We’ll have to wait and see whether the Supreme Court will hear the case.


Behrens v. United States, 59 F. 4th 1339 (Fed. Cir. 2023)

Abandoned rail lines that are converted to recreational trails have been controversial. There are issues with trespassers accessing adjacent farmland and fence maintenance and trash cleanup. But perhaps a bigger issue involves property rights when a line is abandoned. A federal court opinion in 2023 provided some guidance on that issue.

In 2023, a federal court clarified that a Fifth Amendment taking occurs in Rail-to-Trail cases when the trail is considered outside the scope of the original railway easement. That determination requires an interpretation of the deed to the railroad and state law.
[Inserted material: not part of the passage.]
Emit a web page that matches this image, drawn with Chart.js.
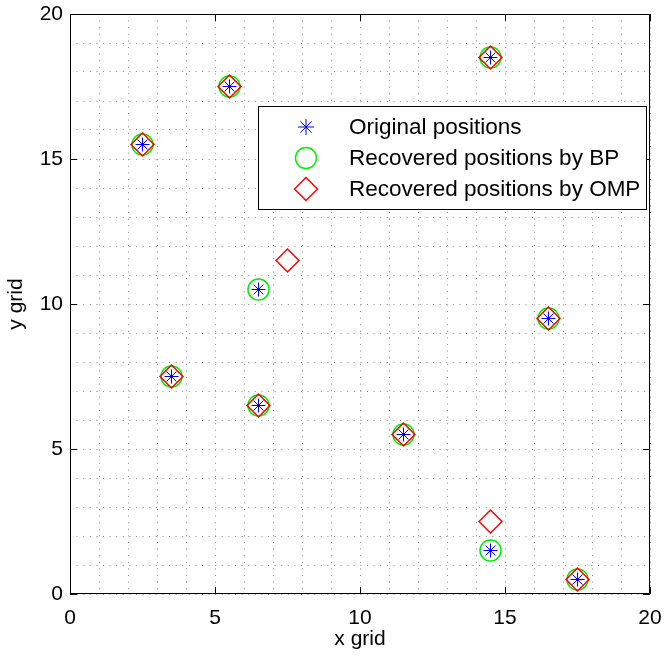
<!DOCTYPE html>
<html>
<head>
<meta charset="utf-8">
<script src="https://cdn.jsdelivr.net/npm/chart.js@4.4.0/dist/chart.umd.min.js"></script>
<style>
html, body { margin: 0; padding: 0; background: #fff; }
</style>
</head>
<body>
<canvas id="scatter" width="664" height="658"></canvas>
<script>
// positions
var origX = [2.5, 5.5, 14.5, 6.5, 16.5, 3.5, 6.5, 11.5, 14.5, 17.5];
var origY = [15.5, 17.5, 18.5, 10.5, 9.5, 7.5, 6.5, 5.5, 1.5, 0.5];
var bpX = [2.5, 5.5, 14.5, 6.5, 16.5, 3.5, 6.5, 11.5, 14.5, 17.5];
var bpY = [15.5, 17.5, 18.5, 10.5, 9.5, 7.5, 6.5, 5.5, 1.5, 0.5];
var ompX = [2.5, 5.5, 14.5, 7.5, 16.5, 3.5, 6.5, 11.5, 14.5, 17.5];
var ompY = [15.5, 17.5, 18.5, 11.5, 9.5, 7.5, 6.5, 5.5, 2.5, 0.5];
var seriesNames = ["Original positions", "Recovered positions by BP", "Recovered positions by OMP"];
var majorTicks = [0, 5, 10, 15, 20];

var FONT = "'Liberation Sans', Arial, Helvetica, sans-serif";

function toPoints(xs, ys) {
    var pts = [];
    for (var i = 0; i < xs.length; i++) {
        pts.push({ x: xs[i], y: ys[i] });
    }
    return pts;
}

// box, inner tick marks and the legend, MATLAB style
var matlabFrame = {
    id: 'matlabFrame',
    afterDraw: function (chart) {
        var ctx = chart.ctx;
        var a = chart.chartArea;
        var xs = chart.scales.x, ys = chart.scales.y;
        ctx.save();
        ctx.strokeStyle = '#000';
        ctx.lineWidth = 1;
        ctx.strokeRect(a.left + 0.5, a.top + 0.5, a.right - a.left - 1, a.bottom - a.top - 1);

        var tl = 7;
        ctx.beginPath();
        for (var i = 0; i < majorTicks.length; i++) {
            var px = Math.round(xs.getPixelForValue(majorTicks[i])) + 0.5;
            ctx.moveTo(px, a.bottom); ctx.lineTo(px, a.bottom - tl);
            ctx.moveTo(px, a.top); ctx.lineTo(px, a.top + tl);
            var py = Math.round(ys.getPixelForValue(majorTicks[i])) + 0.5;
            ctx.moveTo(a.left, py); ctx.lineTo(a.left + tl, py);
            ctx.moveTo(a.right, py); ctx.lineTo(a.right - tl, py);
        }
        ctx.stroke();

        // legend
        var lx = a.left + 188, ly = a.top + 92, lw = 388, lh = 103;
        ctx.fillStyle = '#fff';
        ctx.fillRect(lx, ly, lw, lh);
        ctx.strokeStyle = '#000';
        ctx.lineWidth = 1;
        ctx.strokeRect(lx + 0.5, ly + 0.5, lw, lh);

        var ds = chart.data.datasets;
        for (var j = 0; j < ds.length; j++) {
            var cy = ly + 21 + j * 31;
            var cx = lx + 48;
            ctx.strokeStyle = ds[j].borderColor;
            ctx.fillStyle = 'rgba(0,0,0,0)';
            ctx.lineWidth = ds[j].borderWidth;
            Chart.helpers.drawPoint(ctx, {
                pointStyle: ds[j].pointStyle,
                radius: ds[j].legendRadius,
                rotation: 0,
                borderWidth: ds[j].borderWidth
            }, cx, cy);
            ctx.fillStyle = '#000';
            ctx.font = '22.5px ' + FONT;
            ctx.textBaseline = 'middle';
            ctx.textAlign = 'left';
            ctx.fillText(ds[j].label, lx + 91, cy + 1);
        }
        ctx.restore();
    }
};

var ctx = document.getElementById("scatter").getContext("2d");
new Chart(ctx, {
    type: 'scatter',
    data: {
        datasets: [{
            label: seriesNames[0],
            data: toPoints(origX, origY),
            pointStyle: 'star',
            radius: 7,
            legendRadius: 8,
            borderColor: '#0000ff',
            backgroundColor: 'rgba(0,0,0,0)',
            borderWidth: 1,
            order: 0
        },
        {
            label: seriesNames[1],
            data: toPoints(bpX, bpY),
            pointStyle: 'circle',
            radius: 10.5,
            legendRadius: 10.5,
            borderColor: '#00ee00',
            backgroundColor: 'rgba(0,0,0,0)',
            borderWidth: 1.5,
            order: 2
        },
        {
            label: seriesNames[2],
            data: toPoints(ompX, ompY),
            pointStyle: 'rectRot',
            radius: 11.5,
            legendRadius: 11.5,
            borderColor: '#ff0000',
            backgroundColor: 'rgba(0,0,0,0)',
            borderWidth: 1.5,
            order: 1
        }]
    },
    options: {
        responsive: false,
        animation: false,
        events: [],
        layout: { padding: { top: 14, right: 14, left: 0, bottom: 0 } },
        plugins: {
            legend: { display: false },
            tooltip: { enabled: false }
        },
        elements: { point: { hoverRadius: 0 } },
        scales: {
            x: {
                type: 'linear',
                min: 0,
                max: 20,
                afterFit: function (scale) {
                    scale.height = 64;
                    scale.paddingLeft = 0;
                    scale.paddingRight = 0;
                },
                border: { display: false, dash: [1, 5.6] },
                grid: {
                    color: '#8a8a8a',
                    lineWidth: 1,
                    drawTicks: false
                },
                ticks: {
                    stepSize: 1,
                    autoSkip: false,
                    maxRotation: 0,
                    padding: 12,
                    color: '#000',
                    font: { family: FONT, size: 21 },
                    callback: function (v) { return v % 5 === 0 ? v : ''; }
                },
                title: {
                    display: true,
                    text: 'x grid',
                    color: '#000',
                    font: { family: FONT, size: 21 },
                    padding: { top: 0, bottom: 6 }
                }
            },
            y: {
                type: 'linear',
                min: 0,
                max: 20,
                afterFit: function (scale) {
                    scale.width = 70;
                    scale.paddingTop = 0;
                    scale.paddingBottom = 0;
                },
                border: { display: false, dash: [1, 5.6] },
                grid: {
                    color: '#8a8a8a',
                    lineWidth: 1,
                    drawTicks: false
                },
                ticks: {
                    stepSize: 1,
                    autoSkip: false,
                    padding: 7,
                    color: '#000',
                    font: { family: FONT, size: 21 },
                    callback: function (v) { return v % 5 === 0 ? v : ''; }
                },
                title: {
                    display: true,
                    text: 'y grid',
                    color: '#000',
                    font: { family: FONT, size: 21 },
                    padding: { top: 4, bottom: 0 }
                }
            }
        }
    },
    plugins: [matlabFrame]
});
</script>
</body>
</html>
Under the Missouri statute involved in the case, the court said the railroad grant only allowed the railroad to construct, maintain, and accommodate the line. Once the easement was no longer used for railroad purposes, the easement ceased to exist. Trail use was not a railroad purposes. The removal of rail ties and tracks showed there would be no realistic railroad use of the easement and trail use was unrelated to the operation of a railway.

The government’s claim that the trail would be used to save the easement and that the railway might function in the future was rejected, and the court ruled that the grant was not designed to last longer than the current or planned railroad operation. As a result, a taking had occurred.

CAFO Rules

Dakota Rural Action, et al. v. United States Department of Agriculture, No. 18-2852 (CKK), 2023 U.S. Dist. LEXIS 58678 (D. D.C. Apr. 4, 2023)

In 2023, USDA’s 2016 rule exempting medium-sized CAFOs from environmental review for FSA loans was invalidated. A medium-sized CAFO can house up to 700 dairy cows, 2,500 55-pound hogs, or up to 125,000 chickens. The rule was challenged as being implemented improperly without considering the impact on the environment in general. The USDA claimed that it didn’t need to make any analysis because its proposed action would not individually or cumulatively have a significant effect on the human environment. So, the agency categorically exempted medium-sized CAFOs from environmental review.

However, the court disagreed with the USDA and vacated the rule. The FSA conceded that it made no finding as to environmental impact. The court determined that to be fatal, along with providing no public notice that it was going to categorically exempt all loan actions to medium-sized CAFOs.

Don’t expect this issue to be over. In 2024, the agency will likely try again to exempt medium-sized CAFOs from environmental review for FSA loan purposes.

Charitable Remainder Annuity Trust Abuse

Gerhardt v. Comr., 160 T.C. No. 9 (2023)

In 2023, the U.S. Tax Court decided another case involving fraud in respect to a charitable remainder annuity trust. It can be a useful tax planning tool, particularly for the last harvest of a farmer who is retiring. However, a group centered in Missouri caught the attention of the criminal side of the IRS.

The facts of the case showed that farmers contributed farmland, harvested crops, a hog-finishing barn, and hog equipment to Charitable Remainder Annuity Trusts. The basic idea of a CRAT is that once property is transferred to the trust the donor claims a charitable deduction for the amount contributed with the income from the CRAT’s annuity spread over several years at anticipated lower tax brackets. But contributing raised grain to a CRAT means you can’t claim a charitable deduction because you don’t have any income tax basis in the grain. In addition, there are ordering rules that govern the annuity stream coming back to the donor. Ordinary income is taxed first – which resulted from the contribution of the crops and depreciation recapture on the hog-finishing barn and equipment.

The farmers involved got into the CRATs by reading an ad in a farm magazine. The Department of Justice prosecuted the promoters who dished out the bad advice.

Get good tax advice if you consider using a CRAT. They can be a good tax planning tool but can create a mess if the rules aren’t followed.